Today I kicked #2’s hermit crab across the kitchen floor. It wasn’t intentional, and, if anything, it was totally #2’s fault. I didn’t mean to harm him, or her as I often tease #2, as she is a “her”mit crab. It just happened to be laying in the middle of the kithen floor when I walked in.
In fairness, I put her there. The sun just happened to be warm and hitting that side of the floor, and since they say crabs prefer warmth, opposed to our cold Central New York weather, I figured she might enjoy it. It was a great idea, in theory. Except that I put her there in the middle of am traffic. I’d finished breakfast and rallied the kids upstairs for teeth and face washing, while I cleared off the table. The crab, who’s been sitting on my kitchen counter in the little hermit condo we brought her home in August, was sitting there-her little red finger pointing out of the wire condo at me.
I couldn’t remember the last time I fed her and checked her little sponge for water. I stress the I because it’s the I who’s manages to feed 1, 2, & 3 and the dog and the husband and myself. Yet, here I am with another someone I am resposible to feed in order to keep alive. Of course #2 HAD to have this crab and PROMISED to take care of it. But we all know how that goes. We also all know that as much as we don’t want to care for another being-not caring for it and having to soothe your child’s broken heart when it dies of neglect is just as bad.
So, in the sun it went, with fresh food and water and a quick flick to ensure she was in fact alive, while I ran upstairs to check on the children who’s voices the neighbors could now hear.
After a toothpaste war intervention, and a fight about missing Pokémon cards, I managed to get the heathens downstairs, lunchboxes in hand, water bottles in tow, and ready for our school shuffle. But it was just then, as all three were in the car, and 1 announced he left his homework on the frigerator, that I ran back in and kicked Seany the Crab across the room. I didn’t have time to stop and check on the crab. I didn’t have time to look and see if the cage was upright or overturned, if the crab was in one piece or still in the cage at all. I had to go.
Scrambled, I jumped into the car and dropped 1 & 2 off and then #3. All the while I thought about Seany. If he was dead I was responsible, and if I was responsible I’d have to be honest and tell him about my accident, right? Or could I just claim the right to remain silent.
I skipped the quick office trip, skipped the milk pick up, and skipped the coffee date I’d planned. I ran in the house, patted the jumping dog on the head, and lifted the cage. I tapped on the crab, and waited. No little finger came out. No movement from inside the shell. I reached in and picked it up, brushing my finger against its red fingers. It moved. It wasn’t a huge move-in fact is wasn’t enough of a move to convince me that she still wasn’t dead. I laid her down softly, hoping not to disrupt her any further, and placed her cage safely on the counter where the sun was shining.
For the next few hours I checked on her. When she still didn’t move I swore at her.
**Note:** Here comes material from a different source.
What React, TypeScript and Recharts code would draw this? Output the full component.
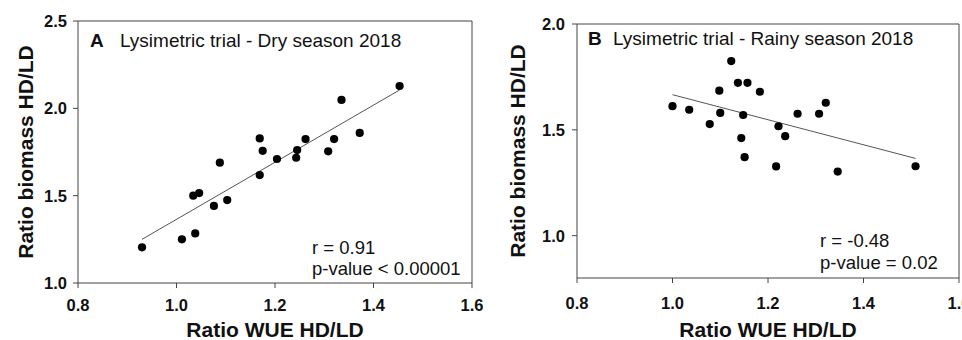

“#2 brought you to school and dropped you down the stairs! He let a million kids poke you and hold you. If you didn’t die from that you are definitely not allowed to die on my clock!”
I’d like to say she flinched or showed some sign of life, but she didn’t. She stayed in her shell for 2 days! For 2 days I poked her, talked to her, and sprinkled warm water on her.
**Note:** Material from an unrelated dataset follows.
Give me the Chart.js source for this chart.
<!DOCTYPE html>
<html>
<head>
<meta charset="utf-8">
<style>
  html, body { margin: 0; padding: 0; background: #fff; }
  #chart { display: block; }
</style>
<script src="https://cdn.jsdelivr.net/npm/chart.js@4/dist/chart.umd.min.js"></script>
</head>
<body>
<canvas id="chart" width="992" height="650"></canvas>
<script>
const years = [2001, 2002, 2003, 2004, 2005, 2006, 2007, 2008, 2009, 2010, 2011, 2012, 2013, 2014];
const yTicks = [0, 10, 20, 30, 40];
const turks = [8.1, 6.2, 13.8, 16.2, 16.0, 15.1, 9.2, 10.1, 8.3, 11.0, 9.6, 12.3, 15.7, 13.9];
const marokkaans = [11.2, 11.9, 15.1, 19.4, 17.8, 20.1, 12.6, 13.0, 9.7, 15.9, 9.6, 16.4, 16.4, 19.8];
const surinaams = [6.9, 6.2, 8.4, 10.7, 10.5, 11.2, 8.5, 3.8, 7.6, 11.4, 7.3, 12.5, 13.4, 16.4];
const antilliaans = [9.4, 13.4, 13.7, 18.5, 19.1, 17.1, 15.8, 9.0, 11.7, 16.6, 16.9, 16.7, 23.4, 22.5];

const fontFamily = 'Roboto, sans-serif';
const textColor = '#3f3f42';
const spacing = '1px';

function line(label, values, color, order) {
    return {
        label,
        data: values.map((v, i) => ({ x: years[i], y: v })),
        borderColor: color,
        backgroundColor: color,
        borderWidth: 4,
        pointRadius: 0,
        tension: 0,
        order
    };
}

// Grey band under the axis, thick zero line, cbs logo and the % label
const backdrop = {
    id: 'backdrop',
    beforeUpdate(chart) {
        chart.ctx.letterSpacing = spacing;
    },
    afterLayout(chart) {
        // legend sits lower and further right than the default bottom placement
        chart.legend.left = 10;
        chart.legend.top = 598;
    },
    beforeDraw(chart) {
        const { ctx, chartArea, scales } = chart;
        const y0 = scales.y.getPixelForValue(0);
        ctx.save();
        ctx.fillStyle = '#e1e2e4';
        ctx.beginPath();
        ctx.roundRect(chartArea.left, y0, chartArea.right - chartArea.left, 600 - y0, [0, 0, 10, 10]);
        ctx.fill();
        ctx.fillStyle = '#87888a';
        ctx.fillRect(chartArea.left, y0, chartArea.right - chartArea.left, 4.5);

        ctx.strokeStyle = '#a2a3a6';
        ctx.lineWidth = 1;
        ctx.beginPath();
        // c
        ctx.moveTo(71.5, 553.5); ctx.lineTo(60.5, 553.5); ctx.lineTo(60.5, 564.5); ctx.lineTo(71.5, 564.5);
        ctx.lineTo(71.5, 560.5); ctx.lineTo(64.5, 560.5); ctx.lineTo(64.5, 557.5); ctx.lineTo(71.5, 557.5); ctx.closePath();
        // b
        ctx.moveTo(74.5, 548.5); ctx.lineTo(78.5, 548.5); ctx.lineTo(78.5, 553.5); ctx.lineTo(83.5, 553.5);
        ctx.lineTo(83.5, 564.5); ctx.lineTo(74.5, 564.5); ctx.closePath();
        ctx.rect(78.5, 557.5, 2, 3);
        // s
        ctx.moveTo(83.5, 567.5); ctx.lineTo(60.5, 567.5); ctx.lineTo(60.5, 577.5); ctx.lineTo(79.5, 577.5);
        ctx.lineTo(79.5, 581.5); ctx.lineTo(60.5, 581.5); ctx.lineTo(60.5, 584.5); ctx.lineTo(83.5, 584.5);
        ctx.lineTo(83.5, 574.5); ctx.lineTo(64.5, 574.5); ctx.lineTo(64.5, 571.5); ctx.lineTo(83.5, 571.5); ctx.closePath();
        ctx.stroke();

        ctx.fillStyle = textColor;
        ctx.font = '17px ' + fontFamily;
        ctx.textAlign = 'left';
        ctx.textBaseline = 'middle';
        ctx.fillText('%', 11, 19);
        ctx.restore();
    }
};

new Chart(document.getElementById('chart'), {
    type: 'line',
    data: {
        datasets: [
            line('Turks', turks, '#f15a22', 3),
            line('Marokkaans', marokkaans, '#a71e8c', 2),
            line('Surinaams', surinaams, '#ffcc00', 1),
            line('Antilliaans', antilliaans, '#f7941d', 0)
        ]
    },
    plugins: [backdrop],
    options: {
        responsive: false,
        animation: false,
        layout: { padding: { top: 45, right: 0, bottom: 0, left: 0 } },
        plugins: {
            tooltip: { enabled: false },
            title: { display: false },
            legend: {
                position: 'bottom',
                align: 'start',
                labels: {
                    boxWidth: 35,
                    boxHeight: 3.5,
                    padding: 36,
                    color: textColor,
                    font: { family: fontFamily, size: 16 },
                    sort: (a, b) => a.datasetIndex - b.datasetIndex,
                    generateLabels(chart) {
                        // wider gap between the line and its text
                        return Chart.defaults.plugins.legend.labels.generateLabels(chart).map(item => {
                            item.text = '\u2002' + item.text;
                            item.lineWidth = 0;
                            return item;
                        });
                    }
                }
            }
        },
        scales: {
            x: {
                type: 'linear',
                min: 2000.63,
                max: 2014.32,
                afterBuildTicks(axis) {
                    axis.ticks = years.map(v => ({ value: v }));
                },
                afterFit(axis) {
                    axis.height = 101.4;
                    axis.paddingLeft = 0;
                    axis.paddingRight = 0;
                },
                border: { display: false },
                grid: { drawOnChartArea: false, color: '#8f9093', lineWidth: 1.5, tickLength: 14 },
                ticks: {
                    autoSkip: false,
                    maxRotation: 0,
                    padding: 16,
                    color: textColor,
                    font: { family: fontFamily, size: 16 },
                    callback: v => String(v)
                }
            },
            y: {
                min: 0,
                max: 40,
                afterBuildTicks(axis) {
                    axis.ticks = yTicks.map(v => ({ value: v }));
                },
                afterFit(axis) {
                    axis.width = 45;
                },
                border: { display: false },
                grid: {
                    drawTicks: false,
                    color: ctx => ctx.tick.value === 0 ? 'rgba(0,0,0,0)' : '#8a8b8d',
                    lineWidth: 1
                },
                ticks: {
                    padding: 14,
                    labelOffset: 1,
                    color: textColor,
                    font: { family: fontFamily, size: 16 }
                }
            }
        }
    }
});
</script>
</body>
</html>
On the third day I ran into the kitchen to horrible screams. #2 had taken the crab out of its condo and was playing with it when the dog burst in and snatched it out of his hand.
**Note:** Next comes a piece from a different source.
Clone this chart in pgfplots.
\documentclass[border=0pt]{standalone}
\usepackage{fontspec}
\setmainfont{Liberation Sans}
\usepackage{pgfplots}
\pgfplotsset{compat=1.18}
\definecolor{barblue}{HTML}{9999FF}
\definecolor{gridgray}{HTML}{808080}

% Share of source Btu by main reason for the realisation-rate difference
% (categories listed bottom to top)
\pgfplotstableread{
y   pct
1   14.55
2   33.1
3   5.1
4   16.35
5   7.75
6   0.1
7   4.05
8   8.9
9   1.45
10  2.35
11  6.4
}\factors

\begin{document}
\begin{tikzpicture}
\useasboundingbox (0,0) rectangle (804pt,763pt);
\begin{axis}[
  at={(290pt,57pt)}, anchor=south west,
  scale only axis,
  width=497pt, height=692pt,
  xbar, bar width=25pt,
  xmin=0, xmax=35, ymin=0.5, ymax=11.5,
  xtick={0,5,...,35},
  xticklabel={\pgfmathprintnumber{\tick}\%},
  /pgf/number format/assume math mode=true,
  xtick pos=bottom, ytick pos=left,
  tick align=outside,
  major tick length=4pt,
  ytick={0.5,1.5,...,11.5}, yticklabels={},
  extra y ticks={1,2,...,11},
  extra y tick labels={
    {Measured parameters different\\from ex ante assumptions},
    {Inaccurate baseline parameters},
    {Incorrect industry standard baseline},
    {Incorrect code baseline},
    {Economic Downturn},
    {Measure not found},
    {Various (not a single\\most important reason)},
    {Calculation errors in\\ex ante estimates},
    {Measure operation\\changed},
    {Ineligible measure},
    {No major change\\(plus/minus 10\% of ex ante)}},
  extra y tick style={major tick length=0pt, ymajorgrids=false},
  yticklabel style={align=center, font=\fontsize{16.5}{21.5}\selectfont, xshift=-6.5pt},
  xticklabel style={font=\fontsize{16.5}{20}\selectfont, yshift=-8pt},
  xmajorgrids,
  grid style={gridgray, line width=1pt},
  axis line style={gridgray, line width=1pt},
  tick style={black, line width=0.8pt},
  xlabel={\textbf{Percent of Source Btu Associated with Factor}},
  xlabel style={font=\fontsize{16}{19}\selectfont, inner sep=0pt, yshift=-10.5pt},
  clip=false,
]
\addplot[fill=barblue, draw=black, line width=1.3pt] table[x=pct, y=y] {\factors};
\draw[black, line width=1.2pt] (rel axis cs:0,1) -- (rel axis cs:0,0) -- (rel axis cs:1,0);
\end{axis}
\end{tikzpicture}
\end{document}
“SEANY!!,” #2 screamed at the top of his lungs, as he chased the neglected dog.
The dog was well into the game of chase when I entered. I gave him all the commands, but the stupid dog stood there, crab in mouth, tail wagging like mad, waiting for me to make my move.
It took 5 minutes and one bruised shin before I finally caught the dog, rescued the slobbered crab, and comforted tearful #2.
I was afraid to look at the crab when #2 insisted we examine him. I was afraid of a cracked shell, or the streaming green goo that somethung that’s already been dead for a few days. But there it was, it’s long finger poking out of its shell at me.
When #2 touched it, it’s finger flinched back into its shell.
“See,” I assured #2. “I told you she’d be okay. She’s a tough crab like you.”
“Seany is not a girl mom! He’s a boy!”
“Okay 2,” I said, hugging him. “I promise not to call Seany a girl anymore. He’s a boy, just like you.”
2 scooted out to play with his brothers, while I stood beside the hermit’s condo.
“For something so small, you’re really a pain in the ass, you know,” I whispered as I pulled the condo into the stream on sunlight.
One more mouth, one more stressful headache, and one more added story for the nightly dinner table. I wish I was wise enough to end the story with a smart qoute, but let’s face it-I have pets, therefore I’m too tired for anything extra. Afterall, the pets took any of my extra that was left.